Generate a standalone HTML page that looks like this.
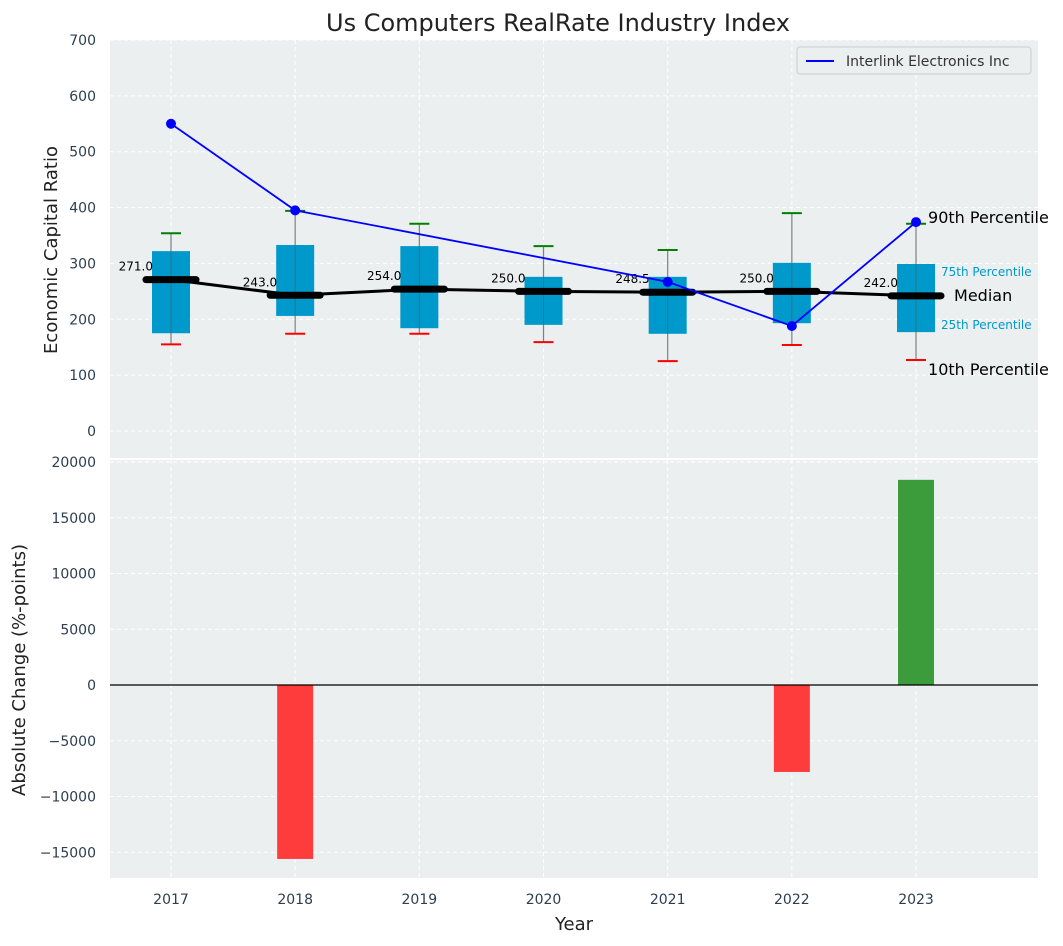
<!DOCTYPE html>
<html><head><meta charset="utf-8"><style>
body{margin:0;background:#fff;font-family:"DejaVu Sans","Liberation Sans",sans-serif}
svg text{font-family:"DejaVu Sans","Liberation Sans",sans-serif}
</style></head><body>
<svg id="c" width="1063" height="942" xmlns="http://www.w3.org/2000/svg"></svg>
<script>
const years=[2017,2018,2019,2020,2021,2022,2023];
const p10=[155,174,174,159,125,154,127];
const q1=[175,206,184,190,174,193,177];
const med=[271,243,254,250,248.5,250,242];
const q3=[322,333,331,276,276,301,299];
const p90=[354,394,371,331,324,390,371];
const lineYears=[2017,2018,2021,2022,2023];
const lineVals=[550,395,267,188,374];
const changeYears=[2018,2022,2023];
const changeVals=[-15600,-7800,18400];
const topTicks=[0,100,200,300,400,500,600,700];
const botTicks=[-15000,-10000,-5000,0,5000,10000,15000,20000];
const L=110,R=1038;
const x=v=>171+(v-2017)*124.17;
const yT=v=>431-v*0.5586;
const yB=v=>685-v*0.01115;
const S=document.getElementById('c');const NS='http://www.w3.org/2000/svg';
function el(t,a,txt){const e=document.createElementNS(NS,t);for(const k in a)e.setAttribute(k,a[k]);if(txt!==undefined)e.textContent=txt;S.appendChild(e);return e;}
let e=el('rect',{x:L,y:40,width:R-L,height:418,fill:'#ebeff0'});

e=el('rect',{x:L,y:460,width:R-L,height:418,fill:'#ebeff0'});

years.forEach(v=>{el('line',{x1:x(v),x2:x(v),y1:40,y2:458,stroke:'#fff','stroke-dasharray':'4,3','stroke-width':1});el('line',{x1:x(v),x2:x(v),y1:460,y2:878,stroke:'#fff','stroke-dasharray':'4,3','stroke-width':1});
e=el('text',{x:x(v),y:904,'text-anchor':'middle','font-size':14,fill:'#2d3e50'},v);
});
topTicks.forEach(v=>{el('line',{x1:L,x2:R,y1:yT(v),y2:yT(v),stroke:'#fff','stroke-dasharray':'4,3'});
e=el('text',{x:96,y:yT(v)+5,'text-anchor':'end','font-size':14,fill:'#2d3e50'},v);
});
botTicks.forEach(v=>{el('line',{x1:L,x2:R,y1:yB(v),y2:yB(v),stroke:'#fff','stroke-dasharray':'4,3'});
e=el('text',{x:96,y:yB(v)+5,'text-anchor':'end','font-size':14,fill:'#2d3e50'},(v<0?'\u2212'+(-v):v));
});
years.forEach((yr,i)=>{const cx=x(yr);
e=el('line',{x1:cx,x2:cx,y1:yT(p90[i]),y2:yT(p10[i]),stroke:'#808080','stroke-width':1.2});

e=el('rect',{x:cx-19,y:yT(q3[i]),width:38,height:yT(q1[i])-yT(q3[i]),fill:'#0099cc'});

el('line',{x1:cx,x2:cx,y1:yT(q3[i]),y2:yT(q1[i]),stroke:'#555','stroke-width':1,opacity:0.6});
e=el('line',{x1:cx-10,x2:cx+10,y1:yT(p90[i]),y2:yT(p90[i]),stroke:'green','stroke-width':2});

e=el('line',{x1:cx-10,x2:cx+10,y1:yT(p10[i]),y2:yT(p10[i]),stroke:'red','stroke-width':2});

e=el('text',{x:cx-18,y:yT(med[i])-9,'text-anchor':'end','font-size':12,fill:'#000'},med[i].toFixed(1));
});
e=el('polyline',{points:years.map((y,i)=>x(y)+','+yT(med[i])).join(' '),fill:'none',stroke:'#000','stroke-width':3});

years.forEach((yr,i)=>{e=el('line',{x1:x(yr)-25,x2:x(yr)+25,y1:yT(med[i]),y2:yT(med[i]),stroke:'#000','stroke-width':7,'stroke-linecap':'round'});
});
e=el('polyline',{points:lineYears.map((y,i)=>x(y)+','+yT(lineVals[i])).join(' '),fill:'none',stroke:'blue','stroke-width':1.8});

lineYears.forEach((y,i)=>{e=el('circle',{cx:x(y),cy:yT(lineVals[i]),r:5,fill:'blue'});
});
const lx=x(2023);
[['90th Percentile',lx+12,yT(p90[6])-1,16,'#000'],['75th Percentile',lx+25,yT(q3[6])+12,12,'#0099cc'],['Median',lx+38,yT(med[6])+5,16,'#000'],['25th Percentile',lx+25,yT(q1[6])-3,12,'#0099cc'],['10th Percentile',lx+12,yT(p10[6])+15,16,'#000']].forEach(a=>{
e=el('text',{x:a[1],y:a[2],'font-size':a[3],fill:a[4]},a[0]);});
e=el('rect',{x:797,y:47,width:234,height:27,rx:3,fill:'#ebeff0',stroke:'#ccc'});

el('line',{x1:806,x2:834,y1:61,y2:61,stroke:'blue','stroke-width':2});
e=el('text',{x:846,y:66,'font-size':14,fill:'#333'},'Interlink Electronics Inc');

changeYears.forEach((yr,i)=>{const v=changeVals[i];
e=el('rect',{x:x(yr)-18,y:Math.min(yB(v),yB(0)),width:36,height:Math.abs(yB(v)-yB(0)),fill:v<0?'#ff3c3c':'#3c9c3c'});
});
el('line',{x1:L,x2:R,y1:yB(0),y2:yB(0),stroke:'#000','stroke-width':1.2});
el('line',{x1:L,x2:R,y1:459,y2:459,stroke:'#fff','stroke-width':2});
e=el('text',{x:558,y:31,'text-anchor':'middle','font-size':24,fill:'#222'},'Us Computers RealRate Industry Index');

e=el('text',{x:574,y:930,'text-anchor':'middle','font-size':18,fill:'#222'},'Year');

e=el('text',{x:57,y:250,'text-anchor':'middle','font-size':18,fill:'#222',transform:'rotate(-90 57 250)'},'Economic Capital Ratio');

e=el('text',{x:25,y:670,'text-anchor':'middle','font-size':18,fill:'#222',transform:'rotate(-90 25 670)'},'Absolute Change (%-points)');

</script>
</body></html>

* * * * *

▸ Aim of the exercise: In the copy, include no pictures; restate the listing above exactly.

▸ In response:
Generate a standalone HTML page that looks like this.
<!DOCTYPE html>
<html><head><meta charset="utf-8"><style>
body{margin:0;background:#fff;font-family:"DejaVu Sans","Liberation Sans",sans-serif}
svg text{font-family:"DejaVu Sans","Liberation Sans",sans-serif}
</style></head><body>
<svg id="c" width="1063" height="942" xmlns="http://www.w3.org/2000/svg"></svg>
<script>
const years=[2017,2018,2019,2020,2021,2022,2023];
const p10=[155,174,174,159,125,154,127];
const q1=[175,206,184,190,174,193,177];
const med=[271,243,254,250,248.5,250,242];
const q3=[322,333,331,276,276,301,299];
const p90=[354,394,371,331,324,390,371];
const lineYears=[2017,2018,2021,2022,2023];
const lineVals=[550,395,267,188,374];
const changeYears=[2018,2022,2023];
const changeVals=[-15600,-7800,18400];
const topTicks=[0,100,200,300,400,500,600,700];
const botTicks=[-15000,-10000,-5000,0,5000,10000,15000,20000];
const L=110,R=1038;
const x=v=>171+(v-2017)*124.17;
const yT=v=>431-v*0.5586;
const yB=v=>685-v*0.01115;
const S=document.getElementById('c');const NS='http://www.w3.org/2000/svg';
function el(t,a,txt){const e=document.createElementNS(NS,t);for(const k in a)e.setAttribute(k,a[k]);if(txt!==undefined)e.textContent=txt;S.appendChild(e);return e;}
let e=el('rect',{x:L,y:40,width:R-L,height:418,fill:'#ebeff0'});

e=el('rect',{x:L,y:460,width:R-L,height:418,fill:'#ebeff0'});

years.forEach(v=>{el('line',{x1:x(v),x2:x(v),y1:40,y2:458,stroke:'#fff','stroke-dasharray':'4,3','stroke-width':1});el('line',{x1:x(v),x2:x(v),y1:460,y2:878,stroke:'#fff','stroke-dasharray':'4,3','stroke-width':1});
e=el('text',{x:x(v),y:904,'text-anchor':'middle','font-size':14,fill:'#2d3e50'},v);
});
topTicks.forEach(v=>{el('line',{x1:L,x2:R,y1:yT(v),y2:yT(v),stroke:'#fff','stroke-dasharray':'4,3'});
e=el('text',{x:96,y:yT(v)+5,'text-anchor':'end','font-size':14,fill:'#2d3e50'},v);
});
botTicks.forEach(v=>{el('line',{x1:L,x2:R,y1:yB(v),y2:yB(v),stroke:'#fff','stroke-dasharray':'4,3'});
e=el('text',{x:96,y:yB(v)+5,'text-anchor':'end','font-size':14,fill:'#2d3e50'},(v<0?'\u2212'+(-v):v));
});
years.forEach((yr,i)=>{const cx=x(yr);
e=el('line',{x1:cx,x2:cx,y1:yT(p90[i]),y2:yT(p10[i]),stroke:'#808080','stroke-width':1.2});

e=el('rect',{x:cx-19,y:yT(q3[i]),width:38,height:yT(q1[i])-yT(q3[i]),fill:'#0099cc'});

el('line',{x1:cx,x2:cx,y1:yT(q3[i]),y2:yT(q1[i]),stroke:'#555','stroke-width':1,opacity:0.6});
e=el('line',{x1:cx-10,x2:cx+10,y1:yT(p90[i]),y2:yT(p90[i]),stroke:'green','stroke-width':2});

e=el('line',{x1:cx-10,x2:cx+10,y1:yT(p10[i]),y2:yT(p10[i]),stroke:'red','stroke-width':2});

e=el('text',{x:cx-18,y:yT(med[i])-9,'text-anchor':'end','font-size':12,fill:'#000'},med[i].toFixed(1));
});
e=el('polyline',{points:years.map((y,i)=>x(y)+','+yT(med[i])).join(' '),fill:'none',stroke:'#000','stroke-width':3});

years.forEach((yr,i)=>{e=el('line',{x1:x(yr)-25,x2:x(yr)+25,y1:yT(med[i]),y2:yT(med[i]),stroke:'#000','stroke-width':7,'stroke-linecap':'round'});
});
e=el('polyline',{points:lineYears.map((y,i)=>x(y)+','+yT(lineVals[i])).join(' '),fill:'none',stroke:'blue','stroke-width':1.8});

lineYears.forEach((y,i)=>{e=el('circle',{cx:x(y),cy:yT(lineVals[i]),r:5,fill:'blue'});
});
const lx=x(2023);
[['90th Percentile',lx+12,yT(p90[6])-1,16,'#000'],['75th Percentile',lx+25,yT(q3[6])+12,12,'#0099cc'],['Median',lx+38,yT(med[6])+5,16,'#000'],['25th Percentile',lx+25,yT(q1[6])-3,12,'#0099cc'],['10th Percentile',lx+12,yT(p10[6])+15,16,'#000']].forEach(a=>{
e=el('text',{x:a[1],y:a[2],'font-size':a[3],fill:a[4]},a[0]);});
e=el('rect',{x:797,y:47,width:234,height:27,rx:3,fill:'#ebeff0',stroke:'#ccc'});

el('line',{x1:806,x2:834,y1:61,y2:61,stroke:'blue','stroke-width':2});
e=el('text',{x:846,y:66,'font-size':14,fill:'#333'},'Interlink Electronics Inc');

changeYears.forEach((yr,i)=>{const v=changeVals[i];
e=el('rect',{x:x(yr)-18,y:Math.min(yB(v),yB(0)),width:36,height:Math.abs(yB(v)-yB(0)),fill:v<0?'#ff3c3c':'#3c9c3c'});
});
el('line',{x1:L,x2:R,y1:yB(0),y2:yB(0),stroke:'#000','stroke-width':1.2});
el('line',{x1:L,x2:R,y1:459,y2:459,stroke:'#fff','stroke-width':2});
e=el('text',{x:558,y:31,'text-anchor':'middle','font-size':24,fill:'#222'},'Us Computers RealRate Industry Index');

e=el('text',{x:574,y:930,'text-anchor':'middle','font-size':18,fill:'#222'},'Year');

e=el('text',{x:57,y:250,'text-anchor':'middle','font-size':18,fill:'#222',transform:'rotate(-90 57 250)'},'Economic Capital Ratio');

e=el('text',{x:25,y:670,'text-anchor':'middle','font-size':18,fill:'#222',transform:'rotate(-90 25 670)'},'Absolute Change (%-points)');

</script>
</body></html>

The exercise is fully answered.